I am working on iOS application where user can apply a certain set of photo filters. Each filter is basically set of Photoshop actions with a specific parameters. This actions are:
I've repeated all this actions in my code using arithmetic expressions looping through the all pixels in image. But when I run my app on iPhone 4, each filter takes about 3-4 sec to apply which is quite a few time for the user to wait. The image size is 640 x 640 px which is @2x of my view size because it's displayed on Retina display. I've found that my main problem is levels modifications which are calling the pow() C function each time I need to adjust the gamma. I am using floats not doubles of course because ARMv6 and ARMv7 are slow with doubles. Tried to enable and disable Thumb and got the same result.
Example of the simplest filter in my app which is runs pretty fast though (2 secs). The other filters includes more expressions and pow() calls thus making them slow.
https://gist.github.com/1156760
I've seen some solutions which are using Accelerate Framework vDSP matrix transformations for fast image modifications. I've also seen OpenGL ES solutions. I am not sure that they are capable of my needs. But probably it's just a matter of translating my set of changes into some good convolution matrix?

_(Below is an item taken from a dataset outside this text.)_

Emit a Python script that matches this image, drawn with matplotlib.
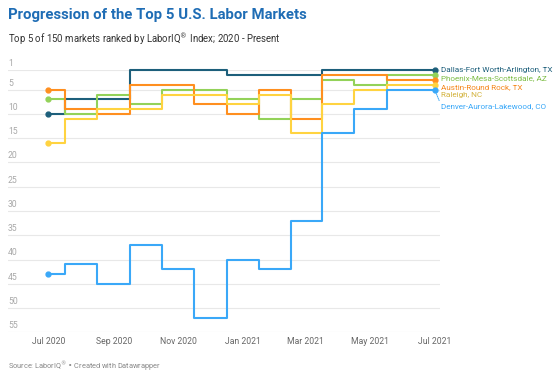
import datetime as dt

import matplotlib

matplotlib.use("Agg")
import matplotlib.dates as mdates
import matplotlib.pyplot as plt
import matplotlib.transforms as mtransforms

# monthly rank (1 = best) of each market, Jul 2020 .. Jul 2021
months = [dt.date(2020, 7, 1), dt.date(2020, 8, 1), dt.date(2020, 9, 1), dt.date(2020, 10, 1),
          dt.date(2020, 11, 1), dt.date(2020, 12, 1), dt.date(2021, 1, 1), dt.date(2021, 2, 1),
          dt.date(2021, 3, 1), dt.date(2021, 4, 1), dt.date(2021, 5, 1), dt.date(2021, 6, 1),
          dt.date(2021, 7, 1)]
dallas = [10, 7, 7, 1, 1, 1, 2, 2, 2, 1, 1, 1, 1]
phoenix = [7, 10, 6, 8, 5, 5, 7, 11, 7, 3, 4, 2, 2]
austin = [5, 9, 10, 4, 4, 8, 10, 5, 11, 2, 2, 3, 3]
raleigh = [16, 11, 9, 9, 6, 6, 8, 6, 14, 8, 5, 4, 4]
denver = [43, 41, 45, 37, 42, 52, 40, 42, 32, 14, 9, 5, 5]

names = ["Dallas-Fort Worth-Arlington, TX", "Phoenix-Mesa-Scottsdale, AZ",
         "Austin-Round Rock, TX", "Raleigh, NC", "Denver-Aurora-Lakewood, CO"]
y_ticks = [1, 5, 10, 15, 20, 25, 30, 35, 40, 45, 50, 55]
x_ticks = [dt.date(2020, 7, 1), dt.date(2020, 9, 1), dt.date(2020, 11, 1), dt.date(2021, 1, 1),
           dt.date(2021, 3, 1), dt.date(2021, 5, 1), dt.date(2021, 7, 1)]

line_colors = ["#1d5f7b", "#93d259", "#ff8f1f", "#ffd340", "#3aa8f8"]
text_colors = ["#1d5f7b", "#7dbd45", "#f5861a", "#d2b23c", "#3aa8f8"]
label_dy = [0, -2.5, -5.0, -7.6, -11.8]  # points, to spread end labels

W, H = 557, 376
plt.rcParams["font.family"] = ["Roboto", "DejaVu Sans"]

fig = plt.figure(figsize=(W / 100, H / 100), dpi=100)
ax = fig.add_axes([8 / W, 1 - 332.3 / H, (440 - 8) / W, (332.3 - 70.3) / H])

series = [dallas, phoenix, austin, raleigh, denver]
x = mdates.date2num(months)
for vals, name, lc, tc, dy in zip(series, names, line_colors, text_colors, label_dy):
    ax.step(x, vals, where="mid", color=lc, lw=1.5, clip_on=False, zorder=3)
    ax.plot([x[0], x[-1]], [vals[0], vals[-1]], "o", color=lc, ms=3.5,
            clip_on=False, zorder=4)
    ax.annotate(name, (x[-1], vals[-1]), xytext=(4.6, dy), textcoords="offset points",
                ha="left", va="center", fontsize=5.9, color=tc, annotation_clip=False)
    if dy < -8:
        # dotted leader from the end dot down to a displaced label
        ax.annotate("", (x[-1], vals[-1]), xytext=(3.2, dy + 4), textcoords="offset points",
                    arrowprops=dict(arrowstyle="-", color=lc, lw=0.7, ls=(0, (1, 1)),
                                    shrinkA=0, shrinkB=2),
                    annotation_clip=False)

ax.set_xlim(mdates.date2num(dt.date(2020, 5, 24)), mdates.date2num(dt.date(2021, 7, 6)))
ax.set_ylim(55, 1)
for s in ax.spines.values():
    s.set_visible(False)
ax.set_yticks(y_ticks)
ax.yaxis.grid(True, color="#e8e8e8", lw=0.8)
ax.set_axisbelow(True)
ax.tick_params(axis="y", length=0, labelleft=False)
trans = mtransforms.blended_transform_factory(ax.transAxes, ax.transData)
for t in y_ticks:
    ax.annotate(str(t), (0, t), xycoords=trans, xytext=(0, 4.8), textcoords="offset points",
                ha="left", va="center", fontsize=6.2, color="#a8a8a8")

ax.set_xticks(mdates.date2num(x_ticks))
ax.set_xticklabels([d.strftime("%b %Y") for d in x_ticks], fontsize=6.2, color="#666666")
ax.tick_params(axis="x", length=0, pad=3.2)

fig.text(8 / W, 1 - 15 / H, "Progression of the Top 5 U.S. Labor Markets", fontsize=10.7,
         fontweight="bold", color="#1f6db5", va="center", ha="left")
fig.text(8 / W, 1 - 39 / H, r"Top 5 of 150 markets ranked by LaborIQ$^{®}$ Index; 2020 - Present",
         fontsize=6.9, color="#333333", va="center", ha="left")
fig.text(8 / W, 1 - 366 / H, r"Source: LaborIQ$^{®}$ • Created with Datawrapper",
         fontsize=5.3, color="#888888", va="center", ha="left")

fig.savefig("out.png", dpi=100)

Any advice would be helpful.
Thanks,
Andrey.
For the filter in your example code, you could use a lookup table to make it much faster. I assume your input image is 8 bits per color and you are converting it to float before passing it to this function. For each color, this only gives 256 possible values and therefore only 256 possible output values. You could precompute these and store them in an array. This would avoid the pow()
calculation and the bounds checking since you could factor them into the precomputation.
It would look something like this:
unsigned char table[256];
for(int i=0; i<256; i++) {
float tmp = pow((float)i/255.0f, 1.3f) * 255.0;
table[i] = tmp > 255 ? 255 : (unsigned char)tmp;
}
for(int i=0; i<length; ++i)
m_OriginalPixelBuf[i] = table[m_OriginalPixelBuf[i]];
In this case, you only have to perform pow()
256 times instead of 3*640*640 times. You would also avoid the branching caused by the bounds checking in your main image loop which can be costly. You would not have to convert to float either.
Even a faster way may be to precompute the table outside the program and just put the 256 coefficients in the code.
None of the operations you have listed there should require a convolution or even a matrix multiply. They are all pixel-wise operations, meaning that each output pixel only depends on the single corresponding input pixel. You would need to consider convolution for operations like blurring or sharpening where multiple input pixels affect a single output pixel.